- **THE REQUEST**: Leave the pictures out. Retype exactly the lines below from the one containing "Emit a Python" through the one containing "plt.rcParams['font.family'] = ['Liberation", and no others.

- **EXERCISE MATERIAL**:

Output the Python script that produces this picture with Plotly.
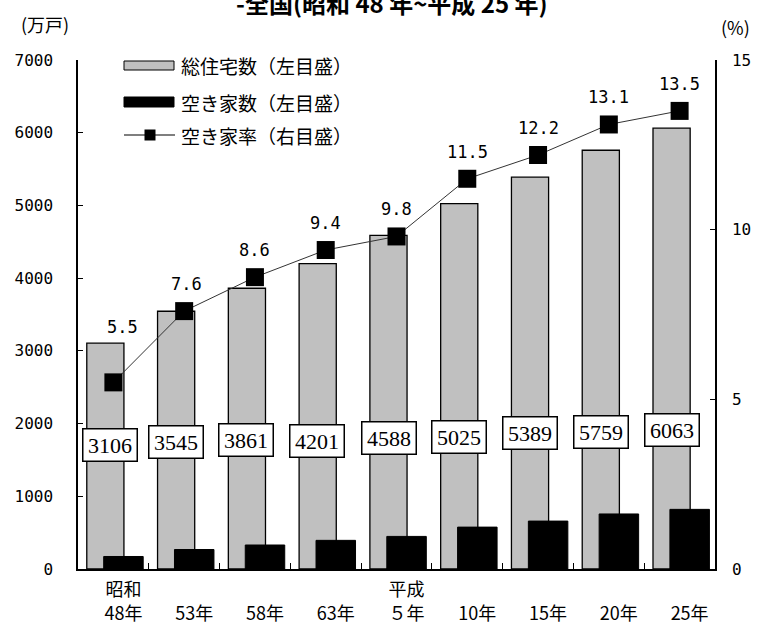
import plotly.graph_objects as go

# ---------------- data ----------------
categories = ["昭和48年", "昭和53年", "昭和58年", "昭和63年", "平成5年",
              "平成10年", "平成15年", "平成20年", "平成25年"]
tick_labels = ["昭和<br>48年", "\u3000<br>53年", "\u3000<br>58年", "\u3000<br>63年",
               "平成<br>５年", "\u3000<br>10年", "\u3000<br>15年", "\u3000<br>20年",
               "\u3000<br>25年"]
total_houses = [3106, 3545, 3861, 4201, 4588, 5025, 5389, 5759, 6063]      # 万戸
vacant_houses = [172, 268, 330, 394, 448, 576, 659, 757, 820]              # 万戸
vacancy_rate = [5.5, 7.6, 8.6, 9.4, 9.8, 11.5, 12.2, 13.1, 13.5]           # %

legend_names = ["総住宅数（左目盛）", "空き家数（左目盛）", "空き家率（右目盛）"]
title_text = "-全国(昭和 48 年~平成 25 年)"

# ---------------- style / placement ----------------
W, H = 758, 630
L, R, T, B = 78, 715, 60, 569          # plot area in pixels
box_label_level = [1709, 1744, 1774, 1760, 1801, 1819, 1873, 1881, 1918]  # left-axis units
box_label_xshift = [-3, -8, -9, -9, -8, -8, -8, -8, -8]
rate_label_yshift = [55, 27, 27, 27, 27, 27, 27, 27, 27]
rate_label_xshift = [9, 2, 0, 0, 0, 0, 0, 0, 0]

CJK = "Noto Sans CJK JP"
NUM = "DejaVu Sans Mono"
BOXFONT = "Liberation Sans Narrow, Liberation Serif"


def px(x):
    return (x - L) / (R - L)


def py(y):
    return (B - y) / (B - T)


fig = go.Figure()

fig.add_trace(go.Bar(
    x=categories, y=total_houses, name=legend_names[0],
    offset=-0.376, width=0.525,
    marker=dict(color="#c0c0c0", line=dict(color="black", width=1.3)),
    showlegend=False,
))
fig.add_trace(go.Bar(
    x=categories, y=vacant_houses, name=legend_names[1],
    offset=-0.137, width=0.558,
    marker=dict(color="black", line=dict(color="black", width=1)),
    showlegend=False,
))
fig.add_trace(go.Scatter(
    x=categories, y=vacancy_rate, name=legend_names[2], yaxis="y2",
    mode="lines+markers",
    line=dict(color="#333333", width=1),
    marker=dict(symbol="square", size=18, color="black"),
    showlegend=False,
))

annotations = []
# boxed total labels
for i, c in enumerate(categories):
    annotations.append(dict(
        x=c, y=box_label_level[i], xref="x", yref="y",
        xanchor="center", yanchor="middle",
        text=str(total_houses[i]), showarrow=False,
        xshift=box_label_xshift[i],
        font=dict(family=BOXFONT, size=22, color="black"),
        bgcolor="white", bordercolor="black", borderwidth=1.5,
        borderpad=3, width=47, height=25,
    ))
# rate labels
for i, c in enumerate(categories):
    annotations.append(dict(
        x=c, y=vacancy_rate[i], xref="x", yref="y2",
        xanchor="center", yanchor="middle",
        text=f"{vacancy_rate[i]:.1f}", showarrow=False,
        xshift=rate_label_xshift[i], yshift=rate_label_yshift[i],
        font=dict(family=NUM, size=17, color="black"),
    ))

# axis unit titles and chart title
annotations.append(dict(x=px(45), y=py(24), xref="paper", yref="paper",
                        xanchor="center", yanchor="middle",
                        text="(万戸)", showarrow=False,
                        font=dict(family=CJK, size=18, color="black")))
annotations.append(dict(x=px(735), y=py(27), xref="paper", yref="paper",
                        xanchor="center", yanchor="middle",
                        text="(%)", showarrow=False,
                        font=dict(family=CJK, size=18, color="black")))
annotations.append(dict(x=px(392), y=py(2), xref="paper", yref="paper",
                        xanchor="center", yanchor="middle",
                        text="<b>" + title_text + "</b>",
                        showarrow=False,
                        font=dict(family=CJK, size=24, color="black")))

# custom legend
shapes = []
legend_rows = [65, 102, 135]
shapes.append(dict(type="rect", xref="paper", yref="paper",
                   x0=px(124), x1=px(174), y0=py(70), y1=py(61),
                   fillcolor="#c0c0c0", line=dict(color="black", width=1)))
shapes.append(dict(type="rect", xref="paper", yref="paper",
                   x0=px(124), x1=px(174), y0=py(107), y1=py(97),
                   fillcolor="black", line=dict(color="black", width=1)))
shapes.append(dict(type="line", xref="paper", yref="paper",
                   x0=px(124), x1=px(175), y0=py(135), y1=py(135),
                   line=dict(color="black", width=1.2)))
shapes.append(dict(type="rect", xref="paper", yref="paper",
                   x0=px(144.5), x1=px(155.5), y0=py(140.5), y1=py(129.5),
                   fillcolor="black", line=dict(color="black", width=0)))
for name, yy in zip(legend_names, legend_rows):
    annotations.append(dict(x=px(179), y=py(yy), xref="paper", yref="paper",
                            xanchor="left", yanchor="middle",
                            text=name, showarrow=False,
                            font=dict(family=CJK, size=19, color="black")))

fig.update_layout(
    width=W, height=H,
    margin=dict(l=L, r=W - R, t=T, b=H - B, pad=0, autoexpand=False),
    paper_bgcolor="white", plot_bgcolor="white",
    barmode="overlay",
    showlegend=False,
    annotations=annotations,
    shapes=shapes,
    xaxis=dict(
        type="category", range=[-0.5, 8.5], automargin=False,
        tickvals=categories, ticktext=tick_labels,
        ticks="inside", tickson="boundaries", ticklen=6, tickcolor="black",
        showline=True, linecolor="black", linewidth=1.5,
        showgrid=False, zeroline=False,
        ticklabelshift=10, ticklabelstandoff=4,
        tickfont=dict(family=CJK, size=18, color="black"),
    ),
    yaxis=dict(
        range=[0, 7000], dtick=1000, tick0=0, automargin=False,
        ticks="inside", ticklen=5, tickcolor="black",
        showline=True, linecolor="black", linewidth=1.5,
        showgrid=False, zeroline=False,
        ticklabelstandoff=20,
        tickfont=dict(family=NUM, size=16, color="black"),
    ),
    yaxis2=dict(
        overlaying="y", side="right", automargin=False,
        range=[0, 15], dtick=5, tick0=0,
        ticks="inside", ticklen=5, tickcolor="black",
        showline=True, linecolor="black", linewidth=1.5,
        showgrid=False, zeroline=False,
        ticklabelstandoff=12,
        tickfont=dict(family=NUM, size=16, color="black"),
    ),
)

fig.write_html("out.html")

--

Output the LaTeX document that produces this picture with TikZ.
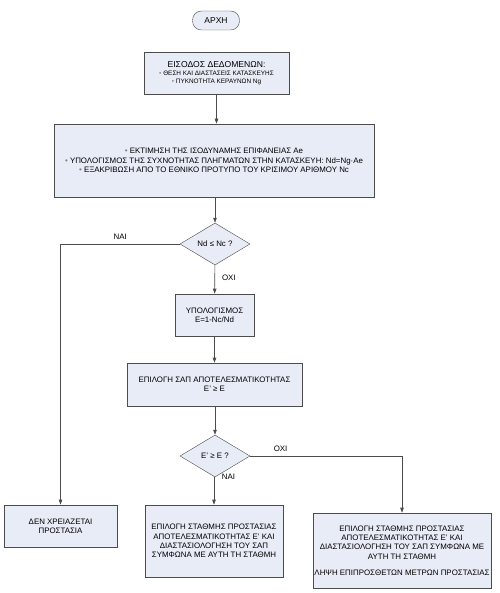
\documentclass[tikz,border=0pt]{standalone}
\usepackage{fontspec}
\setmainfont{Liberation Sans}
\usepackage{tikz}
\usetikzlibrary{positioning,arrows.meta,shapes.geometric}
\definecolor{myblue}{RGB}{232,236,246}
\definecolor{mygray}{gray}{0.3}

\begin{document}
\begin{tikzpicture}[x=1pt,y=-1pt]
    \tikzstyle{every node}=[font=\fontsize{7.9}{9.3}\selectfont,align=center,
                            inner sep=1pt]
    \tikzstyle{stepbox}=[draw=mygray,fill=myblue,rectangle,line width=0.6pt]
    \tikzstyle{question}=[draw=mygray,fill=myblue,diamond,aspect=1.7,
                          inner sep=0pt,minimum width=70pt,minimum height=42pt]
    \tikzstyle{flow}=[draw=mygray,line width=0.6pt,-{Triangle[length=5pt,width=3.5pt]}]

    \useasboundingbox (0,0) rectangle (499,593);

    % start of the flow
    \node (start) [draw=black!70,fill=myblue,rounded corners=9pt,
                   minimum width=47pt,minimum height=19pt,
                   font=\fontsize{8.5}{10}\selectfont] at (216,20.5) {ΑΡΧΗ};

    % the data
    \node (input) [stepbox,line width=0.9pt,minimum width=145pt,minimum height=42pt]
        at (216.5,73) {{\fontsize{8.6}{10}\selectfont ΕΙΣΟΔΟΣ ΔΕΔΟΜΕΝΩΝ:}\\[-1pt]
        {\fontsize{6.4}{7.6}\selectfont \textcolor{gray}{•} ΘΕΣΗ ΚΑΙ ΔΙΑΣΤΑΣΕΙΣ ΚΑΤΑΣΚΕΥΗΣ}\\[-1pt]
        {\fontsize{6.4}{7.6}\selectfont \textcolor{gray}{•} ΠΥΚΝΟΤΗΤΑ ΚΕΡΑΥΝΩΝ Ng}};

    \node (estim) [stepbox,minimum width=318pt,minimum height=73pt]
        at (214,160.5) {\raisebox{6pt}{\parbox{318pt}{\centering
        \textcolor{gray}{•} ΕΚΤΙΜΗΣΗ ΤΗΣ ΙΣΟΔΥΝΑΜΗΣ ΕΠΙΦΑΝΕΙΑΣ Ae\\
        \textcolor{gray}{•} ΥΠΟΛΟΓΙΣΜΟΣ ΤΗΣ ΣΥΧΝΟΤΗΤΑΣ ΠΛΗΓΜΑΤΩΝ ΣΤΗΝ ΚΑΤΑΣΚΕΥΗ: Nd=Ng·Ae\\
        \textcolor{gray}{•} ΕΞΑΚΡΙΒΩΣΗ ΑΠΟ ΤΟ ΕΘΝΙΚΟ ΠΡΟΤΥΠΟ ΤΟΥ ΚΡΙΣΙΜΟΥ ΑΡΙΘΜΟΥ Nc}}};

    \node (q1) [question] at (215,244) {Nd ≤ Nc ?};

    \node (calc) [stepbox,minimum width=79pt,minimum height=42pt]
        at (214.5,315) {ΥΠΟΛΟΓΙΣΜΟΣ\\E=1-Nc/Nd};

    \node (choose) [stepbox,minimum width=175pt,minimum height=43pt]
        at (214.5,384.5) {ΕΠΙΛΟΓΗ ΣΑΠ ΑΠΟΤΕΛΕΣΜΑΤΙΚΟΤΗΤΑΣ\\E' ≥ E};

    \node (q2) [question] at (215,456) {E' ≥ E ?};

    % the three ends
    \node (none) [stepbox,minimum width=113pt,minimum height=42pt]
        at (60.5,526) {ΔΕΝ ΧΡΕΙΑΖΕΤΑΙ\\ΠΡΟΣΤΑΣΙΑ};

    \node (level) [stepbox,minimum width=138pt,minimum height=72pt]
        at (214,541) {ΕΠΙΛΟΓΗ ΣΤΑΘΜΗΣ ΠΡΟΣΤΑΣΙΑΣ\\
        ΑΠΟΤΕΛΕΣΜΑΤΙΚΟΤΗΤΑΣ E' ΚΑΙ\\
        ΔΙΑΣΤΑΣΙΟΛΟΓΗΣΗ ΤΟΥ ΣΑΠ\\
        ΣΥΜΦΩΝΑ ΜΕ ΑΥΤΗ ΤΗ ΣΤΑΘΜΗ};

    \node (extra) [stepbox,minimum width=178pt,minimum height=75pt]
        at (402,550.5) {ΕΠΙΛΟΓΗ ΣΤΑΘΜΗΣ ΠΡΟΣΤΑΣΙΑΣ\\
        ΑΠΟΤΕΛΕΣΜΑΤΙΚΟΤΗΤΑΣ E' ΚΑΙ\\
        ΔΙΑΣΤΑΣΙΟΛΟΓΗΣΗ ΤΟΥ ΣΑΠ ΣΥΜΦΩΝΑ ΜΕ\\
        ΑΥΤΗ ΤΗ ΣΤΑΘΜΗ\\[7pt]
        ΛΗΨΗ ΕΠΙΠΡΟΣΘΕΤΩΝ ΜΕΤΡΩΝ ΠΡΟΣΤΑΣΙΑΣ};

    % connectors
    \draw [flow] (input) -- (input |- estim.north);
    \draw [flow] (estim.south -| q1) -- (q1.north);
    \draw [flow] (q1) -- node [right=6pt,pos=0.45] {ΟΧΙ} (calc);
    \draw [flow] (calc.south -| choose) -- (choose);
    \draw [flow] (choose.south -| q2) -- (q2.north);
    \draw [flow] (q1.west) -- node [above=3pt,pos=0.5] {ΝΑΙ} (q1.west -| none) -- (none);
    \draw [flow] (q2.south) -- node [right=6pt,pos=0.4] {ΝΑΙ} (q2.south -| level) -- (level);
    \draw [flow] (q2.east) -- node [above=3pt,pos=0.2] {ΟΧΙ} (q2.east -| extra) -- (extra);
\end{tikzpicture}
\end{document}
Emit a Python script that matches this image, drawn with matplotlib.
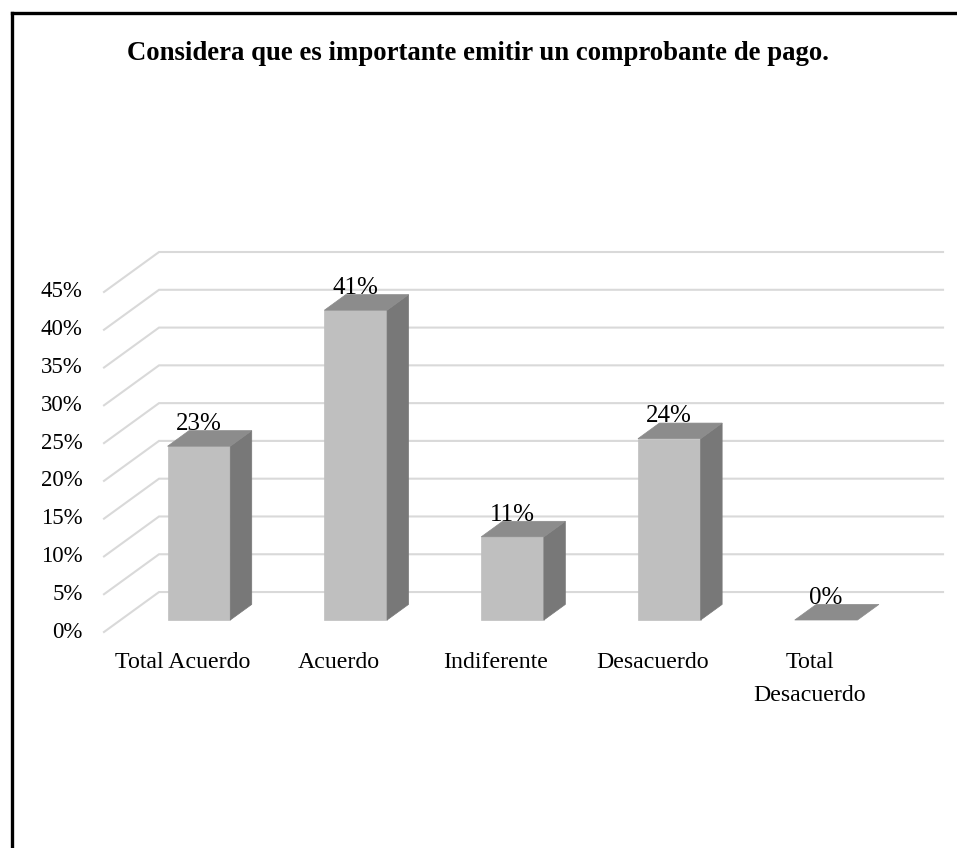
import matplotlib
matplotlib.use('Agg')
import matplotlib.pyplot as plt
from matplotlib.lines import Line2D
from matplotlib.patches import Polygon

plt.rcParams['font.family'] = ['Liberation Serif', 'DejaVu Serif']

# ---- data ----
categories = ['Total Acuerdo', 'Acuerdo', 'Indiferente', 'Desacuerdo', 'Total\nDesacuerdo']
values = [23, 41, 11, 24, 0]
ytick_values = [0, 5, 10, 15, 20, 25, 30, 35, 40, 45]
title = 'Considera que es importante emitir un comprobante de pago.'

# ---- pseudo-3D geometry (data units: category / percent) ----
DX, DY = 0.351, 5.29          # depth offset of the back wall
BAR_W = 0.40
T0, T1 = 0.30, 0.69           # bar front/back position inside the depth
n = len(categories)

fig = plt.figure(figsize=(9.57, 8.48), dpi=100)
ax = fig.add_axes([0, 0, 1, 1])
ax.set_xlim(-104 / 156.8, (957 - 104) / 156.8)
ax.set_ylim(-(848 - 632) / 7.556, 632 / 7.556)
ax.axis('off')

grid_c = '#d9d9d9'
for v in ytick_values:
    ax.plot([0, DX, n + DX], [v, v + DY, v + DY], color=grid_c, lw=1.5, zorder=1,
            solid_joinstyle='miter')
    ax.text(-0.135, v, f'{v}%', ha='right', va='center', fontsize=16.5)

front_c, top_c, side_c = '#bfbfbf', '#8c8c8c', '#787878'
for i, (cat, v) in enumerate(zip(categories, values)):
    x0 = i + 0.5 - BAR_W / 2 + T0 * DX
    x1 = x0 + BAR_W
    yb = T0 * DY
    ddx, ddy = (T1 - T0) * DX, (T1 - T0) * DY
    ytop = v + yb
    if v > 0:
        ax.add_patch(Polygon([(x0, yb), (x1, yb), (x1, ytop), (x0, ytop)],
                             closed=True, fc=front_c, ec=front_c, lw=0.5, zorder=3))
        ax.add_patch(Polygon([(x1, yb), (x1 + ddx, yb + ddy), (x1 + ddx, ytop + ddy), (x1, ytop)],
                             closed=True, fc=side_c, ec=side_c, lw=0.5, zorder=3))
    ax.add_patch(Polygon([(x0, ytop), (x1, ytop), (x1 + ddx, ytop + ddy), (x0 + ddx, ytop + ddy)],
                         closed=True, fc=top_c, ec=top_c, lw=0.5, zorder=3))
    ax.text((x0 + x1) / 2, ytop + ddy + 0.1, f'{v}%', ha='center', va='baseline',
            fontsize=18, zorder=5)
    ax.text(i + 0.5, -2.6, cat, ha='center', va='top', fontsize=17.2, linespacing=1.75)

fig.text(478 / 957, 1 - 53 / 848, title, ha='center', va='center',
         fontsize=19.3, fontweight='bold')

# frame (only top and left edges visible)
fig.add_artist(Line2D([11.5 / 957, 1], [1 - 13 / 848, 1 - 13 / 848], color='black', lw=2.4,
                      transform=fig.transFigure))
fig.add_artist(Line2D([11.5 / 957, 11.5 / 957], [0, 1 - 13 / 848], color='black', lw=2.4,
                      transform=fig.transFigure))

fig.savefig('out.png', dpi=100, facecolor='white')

- **SOLUTION FOR THIS EXERCISE**:
Emit a Python script that matches this image, drawn with matplotlib.
import matplotlib
matplotlib.use('Agg')
import matplotlib.pyplot as plt
from matplotlib.lines import Line2D
from matplotlib.patches import Polygon

plt.rcParams['font.family'] = ['Liberation Serif', 'DejaVu Serif']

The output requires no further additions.